Conditional Memory for Small Language Models
An Empirical Evaluation of N-Gram Hash Lookup Tables
Abstract
We investigate whether conditional memory mechanisms—specifically, N-gram hash lookup tables ("Engram" modules)—can improve the downstream performance of small language models at consumer hardware scale. Engram modules augment transformer layers with trainable embedding tables indexed by rolling N-gram hashes, providing the model with direct access to token-sequence statistics. Across four experiments spanning three model sizes (0.5B, 1.5B, and 2B-4B parameters), two model families (Qwen2.5 and Qwen3.5), and two training regimes (frozen base model with Engram-only training, and full joint fine-tuning), we observe a consistent and striking pattern: Engram modules reduce perplexity by 22-30% on held-out text, yet produce zero measurable improvement on downstream benchmarks (HellaSwag, PIQA, ARC-Challenge). All downstream deltas fall within ±2 percentage points of baseline, with no consistent directional trend. We analyze why perplexity gains fail to transfer, discuss implications for conditional memory research at small scale, and provide practical guidance for future work.
Key Findings
What we found
Perplexity drops sharply, downstream stays flat
Across all four experiments, Engram modules reduced perplexity by 22-30% on held-out text. Yet HellaSwag, PIQA, and ARC-Challenge accuracy moved within ±2 percentage points of baseline — well within noise.
The effect is surface-level
Layer ablation on Qwen2.5-1.5B showed that a single Engram layer at position 1 captures 86% of the total perplexity gain. This suggests the module primarily captures local token statistics rather than building transferable representations.
Scale may be the deciding factor
DeepSeek-V3 (671B parameters, 14.8T training tokens) saw meaningful benefits from Engram. Our experiments at 0.5B-4B parameters did not. The mechanism's effectiveness may be fundamentally tied to model scale.
Full fine-tuning doesn't help
Joint fine-tuning of both the base model and Engram parameters (Experiment 4, Qwen3.5-2B) showed the same pattern: 29.9% perplexity reduction, zero downstream improvement. Co-adaptation doesn't solve the transfer problem.
Results
Main results
| Model | Mode | Base PPL | Engram PPL | PPL % | HellaSwag Δ | PIQA Δ | ARC-C Δ |
|---|---|---|---|---|---|---|---|
| Qwen2.5-0.5B | Frozen, 100K | 20.75 | 15.73 | -24.2 | +0.35 | -1.14 | +0.34 |
| Qwen2.5-1.5B | Frozen, 5K | 14.84 | 11.02 | -25.7 | +0.30 | n/a | -0.61 |
| Qwen3.5-4B | Frozen, 10K | 12.87 | 9.76 | -24.2 | -0.02 | -0.33 | +1.79 |
| Qwen3.5-2B | Full FT, 10K | 16.31 | 11.44 | -29.9 | +0.17 | -0.71 | -0.85 |
Analysis
What it means
A 30% perplexity reduction is a major result in most papers — yet it corresponded to literally zero downstream improvement in our experiments. We find that the most compelling explanation is a combination of two factors: the modules provide local prediction accuracy (where N-gram statistics are directly predictive) rather than global reasoning capability, and the perplexity gains reflect memorization of training patterns rather than transferable representations.

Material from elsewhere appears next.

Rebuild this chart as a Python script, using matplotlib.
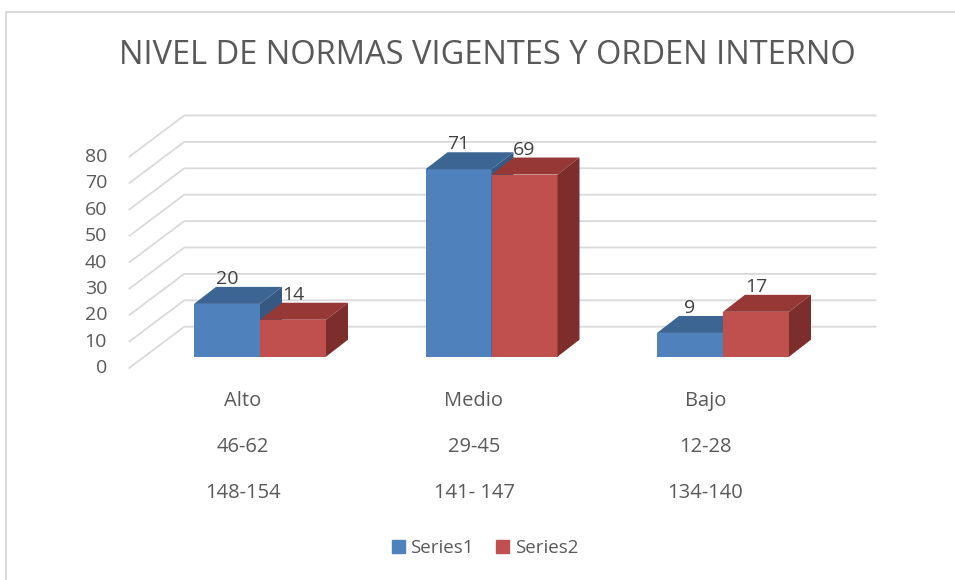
import numpy as np
import matplotlib
matplotlib.use('Agg')
import matplotlib.pyplot as plt
from matplotlib.patches import Patch

plt.rcParams['font.family'] = ['Open Sans', 'DejaVu Sans']

# ── 데이터 ──────────────────────────────
categories = ['Alto', 'Medio', 'Bajo']
ranges_a = ['46-62', '29-45', '12-28']
ranges_b = ['148-154', '141- 147', '134-140']
series1 = [20, 71, 9]
series2 = [14, 69, 17]
yticks = [0, 10, 20, 30, 40, 50, 60, 70, 80]
title = 'NIVEL DE NORMAS VIGENTES Y ORDEN INTERNO'
# ────────────────────────────────────────

W, H = 955, 580
PX_CAT = 231.5      # px per category
PX_VAL = 2.64       # px per value unit
X0 = 260.0          # px of first category centre
Y0 = 356.7          # px (from top) of value 0 on bar front plane

def dx(px):
    return px / PX_CAT

def dv(px):
    return px / PX_VAL

fig = plt.figure(figsize=(W / 100, H / 100), dpi=100)
ax = fig.add_axes([0, 0, 1, 1])
ax.set_xlim(-X0 / PX_CAT, (W - X0) / PX_CAT)
ax.set_ylim(-(H - Y0) / PX_VAL, Y0 / PX_VAL)
ax.axis('off')

text_col = '#595959'
grid_col = '#D9D9D9'

# 3D 오프셋
fdx, fdv = dx(-15.5), dv(-11.6)   # floor front edge
wdx, wdv = dx(40), dv(30)         # back wall
bdx, bdv = dx(22), dv(17)         # bar depth
left, right = -0.5, 2.49

for t in yticks:
    ax.plot([left + fdx, left + wdx, right + wdx], [t + fdv, t + wdv, t + wdv],
            color=grid_col, lw=1.3, solid_capstyle='butt', zorder=1)
    ax.text(dx(107 - X0), t + fdv, str(t), ha='right', va='center',
            fontsize=14, color=text_col)

x = np.arange(len(categories))
w = dx(66)

colors = {
    's1': ('#4F81BD', '#3D6593', '#355983'),
    's2': ('#C0504D', '#953836', '#7D2E2C'),
}

for i in range(len(categories)):
    for xs, v, key in [(x[i] - w, series1[i], 's1'), (x[i], series2[i], 's2')]:
        front, top, side = colors[key]
        ax.bar(xs, v, width=w, align='edge', color=front, zorder=3)
        ax.fill([xs, xs + w, xs + w + bdx, xs + bdx], [v, v, v + bdv, v + bdv],
                color=top, zorder=3, lw=0)
        ax.fill([xs + w, xs + w + bdx, xs + w + bdx, xs + w], [0, bdv, v + bdv, v],
                color=side, zorder=3, lw=0)
        ax.text(xs + w / 2, v + bdv + dv(8), str(v), ha='center', va='center',
                fontsize=14, color='#404040', zorder=4)

lab_off = dx(-17.5)
for i in range(len(categories)):
    ax.text(x[i] + lab_off, dv(Y0 - 401), categories[i], ha='center', va='center',
            fontsize=14.5, color=text_col)
    ax.text(x[i] + lab_off, dv(Y0 - 447), ranges_a[i], ha='center', va='center',
            fontsize=14.5, color=text_col)
    ax.text(x[i] + lab_off, dv(Y0 - 492.5), ranges_b[i], ha='center', va='center',
            fontsize=14.5, color=text_col)

fig.text(487 / W, 1 - 55 / H, title, ha='center', va='center',
         fontsize=23.5, color=text_col)

handles = [Patch(color=colors['s1'][0]), Patch(color=colors['s2'][0])]
fig.legend(handles, ['Series1', 'Series2'], loc='center',
           bbox_to_anchor=(485 / W, 1 - 548 / H), ncol=2, frameon=False,
           fontsize=13.5, handlelength=0.7, handleheight=0.7,
           handletextpad=0.3, columnspacing=1.2, labelcolor=text_col)

# 테두리
fig.add_artist(plt.Line2D([5.5 / W, 5.5 / W, 1], [0, 1 - 11.5 / H, 1 - 11.5 / H],
                          transform=fig.transFigure, color=grid_col, lw=1.5))

fig.savefig('out.png', dpi=100)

This has broader implications for conditional memory research. Perplexity is widely used as a proxy for model quality, but our results suggest it can be deeply misleading when evaluating architectural interventions that inject static memory. A model can become much better at predicting the next token without becoming better at reasoning, understanding, or answering questions.
For practitioners working with small models on consumer hardware, the practical takeaway is clear: Engram-style conditional memory is not a viable path to improving downstream performance at this scale. Resources may be better spent on larger base models, better training data, or established techniques like knowledge distillation.
References
Cited works
- [1]DeepSeek-AI et al. DeepSeek-V3 Technical Report. 2024.
- [2]Grave et al. Improving neural language models with a continuous cache. ICLR, 2017.
- [3]Khandelwal et al. Generalization through memorization: Nearest neighbor language models. ICLR, 2020.
- [4]Lewis et al. Retrieval-augmented generation for knowledge intensive NLP tasks. NeurIPS, 2020.
- [5]Zellers et al. HellaSwag: Can a machine really finish your sentence? ACL, 2019.
- [6]Bisk et al. PIQA: Reasoning about physical commonsense in natural language. AAAI, 2020.
- [7]Clark et al. Try ARC, the AI2 Reasoning Challenge. 2018.